Was Lampugnani heute in vielfach größerem Maßstab in Basel und Zürich baut, und plant, das sei nur eine Radikalisierung der Wohnbaugruppe in Maria Lankowitz, sagt er: "Eigentlich interessieren mich die öffentlichen Räume, und wir entwerfen auch diese ganzen - so viele sind's ja nicht - diese Quartiere, diese Campusanlagen eben nicht, indem wir von den Gebäuden ausgehen, sondern indem wir von den öffentlichen Räumen ausgehen."

"Gegen die Globalisierungstendenz"

Die großen Utopien des 20. Jahrhunderts, sie scheinen samt und sonders historisch geworden - überholt von gescheiterten Versuchen, sie in funktionierende, lebbare Praxis zu überführen.
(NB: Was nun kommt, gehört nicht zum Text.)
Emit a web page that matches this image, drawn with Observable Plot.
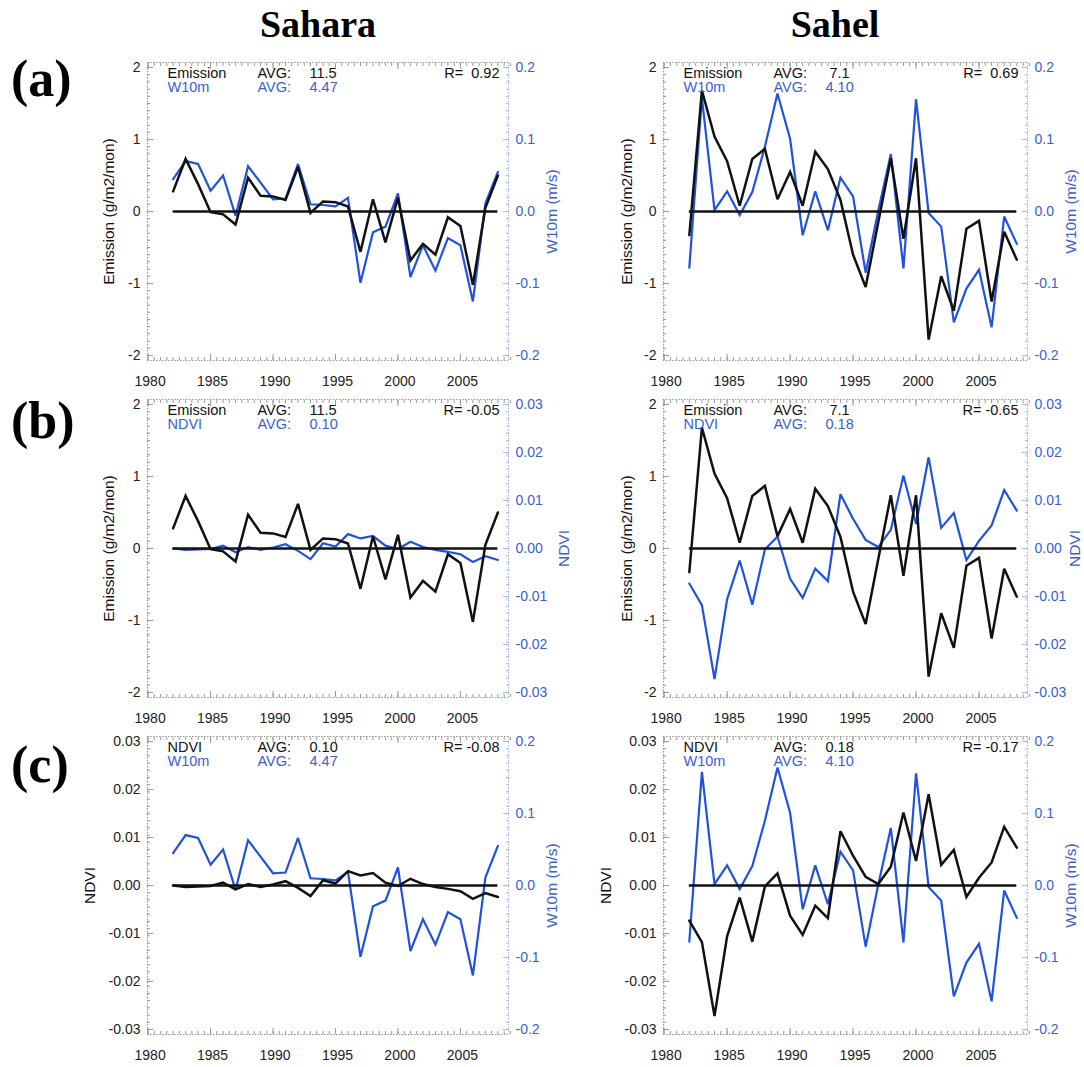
<!DOCTYPE html>
<html>
<head>
<meta charset="utf-8">
<script src="https://cdn.jsdelivr.net/npm/d3@7"></script>
<script src="https://cdn.jsdelivr.net/npm/@observablehq/plot@0.6"></script>
<style>
  body { margin: 0; background: #fff; }
  #fig { position: relative; width: 1084px; height: 1067px; overflow: hidden; background: #fff;
         font-family: "Liberation Sans", Arial, sans-serif; }
  #fig svg { position: absolute; }
  #fig svg text, #fig svg tspan { white-space: pre; }
</style>
</head>
<body>
<div id="fig"></div>
<script>
// Annual anomalies, 1982-2008
const years = [1982, 1983, 1984, 1985, 1986, 1987, 1988, 1989, 1990, 1991, 1992, 1993, 1994, 1995,
               1996, 1997, 1998, 1999, 2000, 2001, 2002, 2003, 2004, 2005, 2006, 2007, 2008];

const regions = ["Sahara", "Sahel"];
const rowTags = ["(a)", "(b)", "(c)"];

// Dust emission anomaly (g/m2/mon)
const saharaEmission = [0.28, 0.73, 0.38, -0.01, -0.04, -0.18, 0.47, 0.22, 0.21, 0.16, 0.62, -0.02, 0.14,
                        0.13, 0.07, -0.56, 0.17, -0.43, 0.19, -0.68, -0.45, -0.60, -0.08, -0.20, -1.02, 0.05, 0.50];
const sahelEmission  = [-0.33, 1.68, 1.04, 0.70, 0.08, 0.73, 0.87, 0.17, 0.55, 0.08, 0.83, 0.59, 0.16,
                        -0.60, -1.05, -0.15, 0.74, -0.38, 0.74, -1.78, -0.90, -1.38, -0.24, -0.13, -1.25, -0.28, -0.67];

// 10 m wind speed anomaly (m/s)
const saharaW10m = [0.045, 0.070, 0.066, 0.029, 0.050, -0.006, 0.063, 0.040, 0.017, 0.018, 0.066, 0.010, 0.009,
                    0.007, 0.019, -0.099, -0.029, -0.021, 0.025, -0.091, -0.047, -0.082, -0.037, -0.047, -0.125, 0.011, 0.055];
const sahelW10m  = [-0.078, 0.158, 0.002, 0.028, -0.005, 0.027, 0.090, 0.164, 0.101, -0.033, 0.028, -0.026, 0.047,
                    0.021, -0.085, 0.001, 0.080, -0.079, 0.156, -0.002, -0.021, -0.154, -0.107, -0.081, -0.161, -0.007, -0.045];

// NDVI anomaly
const saharaNDVI = [0.0000, -0.0003, -0.0002, -0.0001, 0.0006, -0.0008, 0.0003, -0.0003, 0.0002, 0.0009, -0.0005, -0.0022, 0.0011,
                    0.0004, 0.0030, 0.0021, 0.0026, 0.0006, -0.0001, 0.0014, 0.0003, -0.0003, -0.0007, -0.0012, -0.0028, -0.0016, -0.0024];
const sahelNDVI  = [-0.0073, -0.0118, -0.0272, -0.0106, -0.0025, -0.0117, -0.0002, 0.0025, -0.0063, -0.0103, -0.0042, -0.0068, 0.0113,
                    0.0062, 0.0018, 0.0003, 0.0039, 0.0152, 0.0051, 0.0190, 0.0043, 0.0074, -0.0024, 0.0016, 0.0048, 0.0122, 0.0079];

// Long-term means per region [Sahara, Sahel]
const emissionAvg = [11.5, 7.1];
const w10mAvg = [4.47, 4.10];
const ndviAvg = [0.10, 0.18];

// Correlation coefficients per row, [Sahara, Sahel]
const corrEmissionW10m = [0.92, 0.69];
const corrEmissionNDVI = [-0.05, -0.65];
const corrNDVIW10m = [-0.08, -0.17];

// Tick labels
const xTicks = [1980, 1985, 1990, 1995, 2000, 2005];
const emissionTicks = [-2, -1, 0, 1, 2];
const w10mTicks = [-0.2, -0.1, 0.0, 0.1, 0.2];
const ndviTicks = [-0.03, -0.02, -0.01, 0.00, 0.01, 0.02, 0.03];

// ---- styling ----
const BLUE_LINE = "#2152df";
const BLUE_TEXT = "#3a5ed4";
const BLUE_FRAME = "#a9b9e6";
const GREY_FRAME = "#9a9a9a";
const DOTS = "1.6,1.4";

// gaps of the rotated axis titles from the frame, [left column, right column]
const variables = {
  emission: { name: "Emission", title: "Emission (g/m2/mon)", ticks: emissionTicks, lim: 2,
              fmt: d => String(d), avgFmt: v => v.toFixed(1).padStart(4, " "),
              series: [saharaEmission, sahelEmission], avg: emissionAvg, leftGap: [38, 36], rightGap: [54, 48] },
  w10m:     { name: "W10m", title: "W10m (m/s)", ticks: w10mTicks, lim: 0.2,
              fmt: d => d.toFixed(1), avgFmt: v => v.toFixed(2),
              series: [saharaW10m, sahelW10m], avg: w10mAvg, leftGap: [57, 57], rightGap: [44, 44] },
  ndvi:     { name: "NDVI", title: "NDVI", ticks: ndviTicks, lim: 0.03,
              fmt: d => d.toFixed(2), avgFmt: v => v.toFixed(2),
              series: [saharaNDVI, sahelNDVI], avg: ndviAvg, leftGap: [57, 57], rightGap: [56, 48] }
};

const rows = [
  { left: "emission", right: "w10m", corr: corrEmissionW10m },
  { left: "emission", right: "ndvi", corr: corrEmissionNDVI },
  { left: "ndvi",     right: "w10m", corr: corrNDVIW10m }
];

// frame geometry (page pixels)
const colLeft = [147, 663];
const colWidth = [361, 364];
const rowTop = [62, 399, 736];
const frameH = 298;
const xDomain = [1979.95, 2008.85];
const PAD = 1.035;                // y range runs slightly past the outer tick
const ML = 110, MR = 110, MT = 14, MB = 46;

const fig = document.getElementById("fig");

function minorTicks(v) {
  const step = v.lim / 20;
  return d3.range(-20, 21).map(i => i * step);
}
const minorX = d3.range(1980, 2009.01, 0.5);

function corrString(r) {
  return "R= " + (r < 0 ? "" : " ") + r.toFixed(2);
}

function place(svg, left, top) {
  svg.style.left = left + "px";
  svg.style.top = top + "px";
  fig.appendChild(svg);
}

function panel(col, rowIndex) {
  const row = rows[rowIndex];
  const L = variables[row.left], R = variables[row.right];
  const W = colWidth[col];
  const size = { width: ML + W + MR, height: MT + frameH + MB,
                 marginLeft: ML, marginRight: MR, marginTop: MT, marginBottom: MB };
  const style = { background: "transparent", overflow: "visible",
                  fontFamily: "'Liberation Sans', Arial, sans-serif", fontSize: "14px" };
  const leftData = years.map((year, i) => ({ year, value: L.series[col][i] }));
  const rightData = years.map((year, i) => ({ year, value: R.series[col][i] }));
  const leftDomain = [-L.lim * PAD, L.lim * PAD];
  const rightDomain = [-R.lim * PAD, R.lim * PAD];

  // right-hand (blue) series with its own axis, drawn underneath
  const back = Plot.plot({
    ...size, style,
    x: { domain: xDomain, label: null, axis: null },
    y: { domain: rightDomain, label: null },
    marks: [
      Plot.ruleX([xDomain[1]], { stroke: BLUE_FRAME, strokeWidth: 1.2, strokeDasharray: DOTS }),
      Plot.axisY(minorTicks(R), { anchor: "right", tickSize: -3, tickFormat: () => "", stroke: BLUE_FRAME, label: null }),
      Plot.axisY(R.ticks, { anchor: "right", tickSize: -6, tickFormat: () => "", stroke: BLUE_FRAME, label: null }),
      Plot.axisY(R.ticks, { anchor: "right", tickSize: 0, tickPadding: 7, tickFormat: R.fmt,
                            fill: BLUE_TEXT, fontSize: 14, label: null }),
      Plot.text([R.title], { frameAnchor: "right", dx: R.rightGap[col], rotate: -90, textAnchor: "middle",
                             lineAnchor: "middle", fill: BLUE_TEXT, fontSize: 15.5 }),
      Plot.line(rightData, { x: "year", y: "value", stroke: BLUE_LINE, strokeWidth: 2.2,
                             strokeLinejoin: "miter", strokeMiterlimit: 3 })
    ]
  });

  // left-hand (black) series, frame, x axis and annotations
  const textBase = { frameAnchor: "top-left", textAnchor: "start", lineAnchor: "middle", fontSize: 14.5 };
  const front = Plot.plot({
    ...size, style,
    x: { domain: xDomain, label: null },
    y: { domain: leftDomain, label: null },
    marks: [
      Plot.ruleY(leftDomain, { stroke: GREY_FRAME, strokeWidth: 1.2, strokeDasharray: DOTS }),
      Plot.ruleX([xDomain[0]], { stroke: GREY_FRAME, strokeWidth: 1.2, strokeDasharray: DOTS }),
      Plot.axisX(minorX, { anchor: "bottom", tickSize: -3, tickFormat: () => "", stroke: GREY_FRAME, label: null }),
      Plot.axisX(minorX, { anchor: "top", tickSize: -3, tickFormat: () => "", stroke: GREY_FRAME, label: null }),
      Plot.axisX(xTicks, { anchor: "bottom", tickSize: -6, tickFormat: () => "", stroke: GREY_FRAME, label: null }),
      Plot.axisX(xTicks, { anchor: "top", tickSize: -6, tickFormat: () => "", stroke: GREY_FRAME, label: null }),
      Plot.axisX(xTicks, { anchor: "bottom", tickSize: 0, tickPadding: 16, dx: 2, tickFormat: d => String(d),
                           fill: "#222", fontSize: 14, label: null }),
      Plot.axisY(minorTicks(L), { anchor: "left", tickSize: -3, tickFormat: () => "", stroke: GREY_FRAME, label: null }),
      Plot.axisY(L.ticks, { anchor: "left", tickSize: -6, tickFormat: () => "", stroke: GREY_FRAME, label: null }),
      Plot.axisY(L.ticks, { anchor: "left", tickSize: 0, tickPadding: 7, tickFormat: L.fmt,
                            fill: "#222", fontSize: 14, label: null }),
      Plot.text([L.title], { frameAnchor: "left", dx: -L.leftGap[col], rotate: -90, textAnchor: "middle",
                             lineAnchor: "middle", fill: "#111", fontSize: 15.5 }),
      Plot.line(leftData, { x: "year", y: "value", stroke: "#111", strokeWidth: 2.5,
                            strokeLinejoin: "miter", strokeMiterlimit: 3 }),
      Plot.ruleY([0], { x1: years[0], x2: years[years.length - 1], stroke: "#111", strokeWidth: 2.5 }),
      Plot.text([L.name], { ...textBase, dx: 20, dy: 11, fill: "#111" }),
      Plot.text([R.name], { ...textBase, dx: 20, dy: 25, fill: BLUE_TEXT }),
      Plot.text(["AVG:"], { ...textBase, dx: 110, dy: 11, fill: "#111" }),
      Plot.text(["AVG:"], { ...textBase, dx: 110, dy: 25, fill: BLUE_TEXT }),
      Plot.text([L.avgFmt(L.avg[col])], { ...textBase, dx: 162, dy: 11, fill: "#111" }),
      Plot.text([R.avgFmt(R.avg[col])], { ...textBase, dx: 162, dy: 25, fill: BLUE_TEXT }),
      Plot.text([corrString(row.corr[col])], { ...textBase, frameAnchor: "top-right", textAnchor: "end",
                                               dx: -9, dy: 11, fill: "#111" })
    ]
  });

  const left = colLeft[col] - ML, top = rowTop[rowIndex] - MT;
  place(back, left, top);
  place(front, left, top);
}

for (let r = 0; r < rows.length; ++r) {
  for (let c = 0; c < regions.length; ++c) panel(c, r);
}

// column headings and row tags
const heads = d3.create("svg")
  .attr("width", 1084).attr("height", 1067)
  .style("left", "0px").style("top", "0px")
  .attr("font-family", "'Liberation Serif', 'Times New Roman', serif")
  .attr("font-weight", "bold");
const headX = [318, 835];
heads.selectAll("text.region").data(regions).join("text")
  .attr("class", "region")
  .attr("x", (d, i) => headX[i]).attr("y", 37)
  .attr("text-anchor", "middle").attr("font-size", 38)
  .text(d => d);
const tagY = [96, 438, 782];
heads.selectAll("text.tag").data(rowTags).join("text")
  .attr("class", "tag")
  .attr("x", 11).attr("y", (d, i) => tagY[i])
  .attr("font-size", 52)
  .text(d => d);
fig.appendChild(heads.node());
</script>
</body>
</html>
Was hat sich bewährt? Oft sind es vergleichsweise konservative Planungen: Auguste Perrets Wiederaufbau von Le Havre, oder auch Bauten des Roten Wien der Zwischenkriegszeit, die Lampugnani ausführlich würdigt. Aber die haben nur Rezepte des 19. Jahrhunderts verfeinert; all die Elemente der modernen Stadt, Massenverkehr und funktionale Trennung der Stadtviertel, Grünzonen und Wolkenkratzer, sie alle wurden ja schon im 19. Jahrhundert erfunden.

Konnte es eine eigenständige Stadtarchitektur des 20. Jahrhunderts gar nicht geben, wie Aldo Rossi meinte? So streng will er nicht sein, sagt Vittorio Magnago Lampugnani. Flucht in die Vergangenheit ist seine Sache genauso wenig wie postmoderne Resignation:

"Ich glaube, wir müssen uns jetzt wieder an diese Großplanungen letztendlich machen, Schritt für Schritt natürlich; ich glaube, es wäre notwendig, sich einmal Gedanken zu machen darüber: Was ist Zürich eigentlich? Wie sollte Zürich sich als ganze Stadt entwickeln? Was ist Mailand? Wie sollten sich diese Städte in den nächsten 20, 30, 50 Jahren entwickeln? Visionen zu entwickeln für eine ganze Stadt, aber nicht im Sinne der großen Erzählungen, wenn die großen Erzählungen eine Gleichförmigkeit, eine Wahrheit, die richtige Lösung anstreben - nicht, Mailand ist anders als Zürich, was macht Mailand aus? Gegen die Globalisierungstendenz, die bewirkt, dass jede Einkaufsstraße gleich aussieht, weil die Läden Hermes, Prada, Armani usw. sind."